## EXERCISE REQUIREMENTS
Copy out all lines of the records in which the word "with" appears.

## THE DATA
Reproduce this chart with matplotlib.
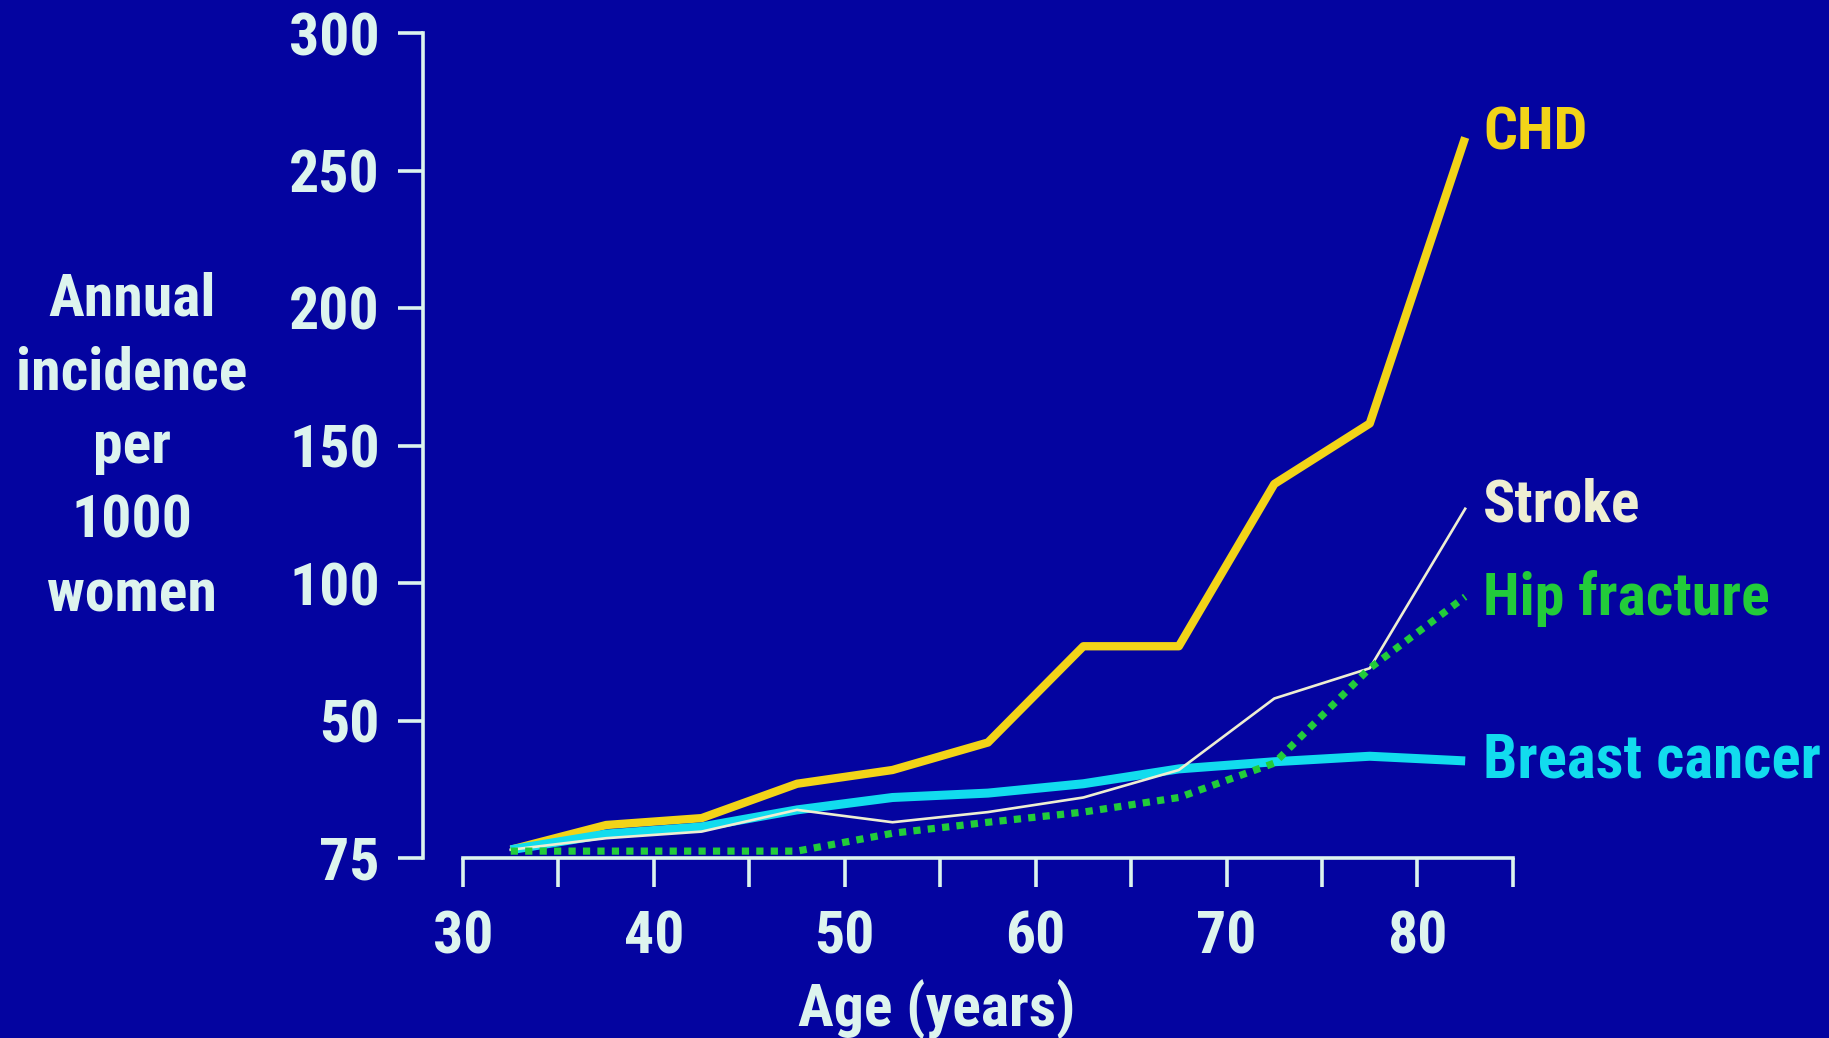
import matplotlib.pyplot as plt
from matplotlib import font_manager

# age band midpoints (years)
ages = [32.5, 37.5, 42.5, 47.5, 52.5, 57.5, 62.5, 67.5, 72.5, 77.5, 82.5]

# annual incidence per 1000 women
chd = [3, 12, 14.5, 27, 32, 42, 77, 77, 136, 158, 262]
breast_cancer = [3, 8.7, 11.3, 17.5, 22, 23.6, 27, 32.4, 35, 37, 35.3]
stroke = [3, 7.2, 9.6, 17.5, 13, 16.7, 22, 32, 58, 69, 127]
hip_fracture = [2.5, 2.5, 2.5, 2.5, 9, 13, 16.7, 22, 34.5, 69, 95]

xticks = [30, 35, 40, 45, 50, 55, 60, 65, 70, 75, 80, 85]
xticklabels = ["30", "", "40", "", "50", "", "60", "", "70", "", "80", ""]
yticks = [0, 50, 100, 150, 200, 250, 300]
yticklabels = ["75", "50", "100", "150", "200", "250", "300"]
ylabel_lines = ["Annual", "incidence", "per", "1000", "women"]

bg = "#0404A0"
fg = "#DDF4EE"
c_chd = "#F2D418"
c_breast = "#12DCEE"
c_stroke = "#EEEED2"
c_hip = "#22CC3A"

# the slide uses a condensed bold sans; take one if it is installed
installed = {f.name for f in font_manager.fontManager.ttflist}
if "Roboto Condensed" in installed:
    family, fs = "Roboto Condensed", 43
else:
    family, fs = "Liberation Sans", 37

plt.rcParams["font.family"] = [family, "DejaVu Sans"]
plt.rcParams["font.weight"] = "bold"

W, H = 1829, 1038
fig = plt.figure(figsize=(W / 100, H / 100), dpi=100, facecolor=bg)
ax = fig.add_axes([423 / W, (H - 858) / H, (1532 - 423) / W, (858 - 33) / H])
ax.set_facecolor(bg)

ax.plot(ages, chd, color=c_chd, lw=6, clip_on=False, solid_capstyle="butt")
ax.plot(ages, breast_cancer, color=c_breast, lw=6.5, clip_on=False, solid_capstyle="butt")
ax.plot(ages, stroke, color=c_stroke, lw=1.9, clip_on=False)
ax.plot(ages, hip_fracture, color=c_hip, lw=5.2, dashes=(1, 1.0),
        dash_capstyle="butt", clip_on=False)

ax.set_xlim(27.905, 86)
ax.set_ylim(0, 300)

for s in ["top", "right"]:
    ax.spines[s].set_visible(False)
ax.spines["left"].set_bounds(0, 300)
ax.spines["bottom"].set_bounds(30, 85)
for s in ["left", "bottom"]:
    ax.spines[s].set_color(fg)
    ax.spines[s].set_linewidth(2.6)

ax.set_xticks(xticks)
ax.set_xticklabels(xticklabels)
ax.set_yticks(yticks)
ax.set_yticklabels(yticklabels)
ax.tick_params(axis="x", direction="out", length=21, width=2.6, color=fg,
               labelcolor=fg, labelsize=fs, pad=16)
ax.tick_params(axis="y", direction="out", length=18, width=2.6, color=fg,
               labelcolor=fg, labelsize=fs, pad=13)

# y axis title, one line at a time
for i, line in enumerate(ylabel_lines):
    fig.text(132 / W, 1 - (315 + 74 * i) / H, line, color=fg, fontsize=fs,
             ha="center", va="baseline")

fig.text(937 / W, 1 - 1027 / H, "Age (years)", color=fg, fontsize=fs,
         ha="center", va="baseline")

# series labels at line ends
fig.text(1483 / W, 1 - 150 / H, "CHD", color=c_chd, fontsize=fs, va="baseline")
fig.text(1483 / W, 1 - 522 / H, "Stroke", color=c_stroke, fontsize=fs, va="baseline")
fig.text(1483 / W, 1 - 615 / H, "Hip fracture", color=c_hip, fontsize=fs, va="baseline")
fig.text(1483 / W, 1 - 778 / H, "Breast cancer", color=c_breast, fontsize=fs + 1,
         va="baseline")

fig.savefig("out.png", dpi=100, facecolor=bg)
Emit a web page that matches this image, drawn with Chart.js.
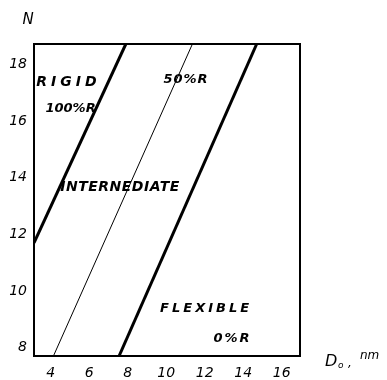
<!DOCTYPE html>
<html>
<head>
<meta charset="utf-8">
<script src="https://cdn.jsdelivr.net/npm/chart.js@4.4.0/dist/chart.umd.min.js"></script>
<style>
  html, body { margin: 0; padding: 0; background: #fff; }
  #wrap { width: 387px; height: 380px; }
</style>
</head>
<body>
<div id="wrap"><canvas id="regimeChart" width="387" height="380"></canvas></div>
<script>
// boundary lines (D0 in nm, N)
const rigidD = [3.13, 7.9];
const rigidN = [11.7, 18.72];
const halfD = [4.14, 11.36];
const halfN = [7.7, 18.72];
const flexD = [7.55, 14.7];
const flexN = [7.7, 18.72];

const xTicks = [4, 6, 8, 10, 12, 14, 16];
const yTicks = [8, 10, 12, 14, 16, 18];

const toPoints = (xs, ys) => xs.map((x, i) => ({ x: x, y: ys[i] }));

const notesPlugin = {
    id: "notes",
    afterDraw(chart) {
        const { ctx, chartArea, scales } = chart;
        const xs = scales.x, ys = scales.y;

        // frame
        ctx.save();
        ctx.strokeStyle = "#000";
        ctx.lineWidth = 2;
        ctx.strokeRect(chartArea.left, chartArea.top,
            chartArea.right - chartArea.left, chartArea.bottom - chartArea.top);
        ctx.restore();

        // text, size, spacing
        const notes = [
            ["RIGID", 4.92, 17.37, 14, "4px"],
            ["100%R", 5.03, 16.45, 13, "0px"],
            ["50%R", 11.03, 17.47, 13, "1px"],
            ["INTERNEDIATE", 7.6, 13.67, 14, "0.5px"],
            ["FLEXIBLE", 12.07, 9.37, 13, "3px"],
            ["0%R", 13.44, 8.33, 13, "2px"]
        ];
        ctx.save();
        ctx.fillStyle = "#000";
        ctx.textAlign = "center";
        ctx.textBaseline = "middle";
        notes.forEach(n => {
            ctx.font = "italic bold " + n[3] + "px 'DejaVu Sans'";
            ctx.letterSpacing = n[4];
            ctx.fillText(n[0], xs.getPixelForValue(n[1]), ys.getPixelForValue(n[2]));
        });
        ctx.letterSpacing = "0px";

        // axis titles
        ctx.font = "italic 15px 'DejaVu Sans'";
        ctx.fillText("N", chartArea.left - 6, chartArea.top - 24);
        ctx.textAlign = "left";
        ctx.font = "italic 16px 'DejaVu Sans'";
        ctx.fillText("D", chartArea.right + 25, chartArea.bottom + 6);
        ctx.font = "italic 9px 'DejaVu Sans'";
        ctx.fillText("o", chartArea.right + 38, chartArea.bottom + 10);
        ctx.font = "italic 12px 'DejaVu Sans'";
        ctx.fillText(",", chartArea.right + 48, chartArea.bottom + 8);
        ctx.fillText("nm", chartArea.right + 60, chartArea.bottom + 0);
        ctx.restore();
    }
};

new Chart(document.getElementById("regimeChart"), {
    type: "scatter",
    data: {
        datasets: [
            {
                label: "100%R",
                data: toPoints(rigidD, rigidN),
                showLine: true,
                borderColor: "#000",
                borderWidth: 3,
                pointRadius: 0
            },
            {
                label: "50%R",
                data: toPoints(halfD, halfN),
                showLine: true,
                borderColor: "#000",
                borderWidth: 1,
                pointRadius: 0
            },
            {
                label: "0%R",
                data: toPoints(flexD, flexN),
                showLine: true,
                borderColor: "#000",
                borderWidth: 3,
                pointRadius: 0
            }
        ]
    },
    options: {
        responsive: false,
        animation: false,
        layout: { padding: { top: 44, right: 87, left: 0, bottom: 0 } },
        plugins: {
            legend: { display: false },
            tooltip: { enabled: false }
        },
        scales: {
            x: {
                type: "linear",
                min: 3.13,
                max: 16.95,
                afterBuildTicks: s => { s.ticks = xTicks.map(v => ({ value: v })); },
                afterFit: s => { s.height = 24; },
                grid: { display: false, drawTicks: true, tickLength: 3 },
                border: { color: "#000", width: 2 },
                ticks: {
                    color: "#000",
                    padding: 6,
                    font: { family: "DejaVu Sans", size: 14, style: "italic" },
                    maxRotation: 0
                }
            },
            y: {
                type: "linear",
                min: 7.7,
                max: 18.72,
                afterBuildTicks: s => { s.ticks = yTicks.map(v => ({ value: v })); },
                afterFit: s => { s.width = 34; },
                grid: { display: false, drawTicks: true, tickLength: 3 },
                border: { color: "#000", width: 2 },
                ticks: {
                    color: "#000",
                    padding: 4,
                    font: { family: "DejaVu Sans", size: 14, style: "italic" }
                }
            }
        }
    },
    plugins: [notesPlugin]
});
</script>
</body>
</html>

## ANSWER FOR THIS EXERCISE
Reproduce this chart with matplotlib.
Emit a web page that matches this image, drawn with Chart.js.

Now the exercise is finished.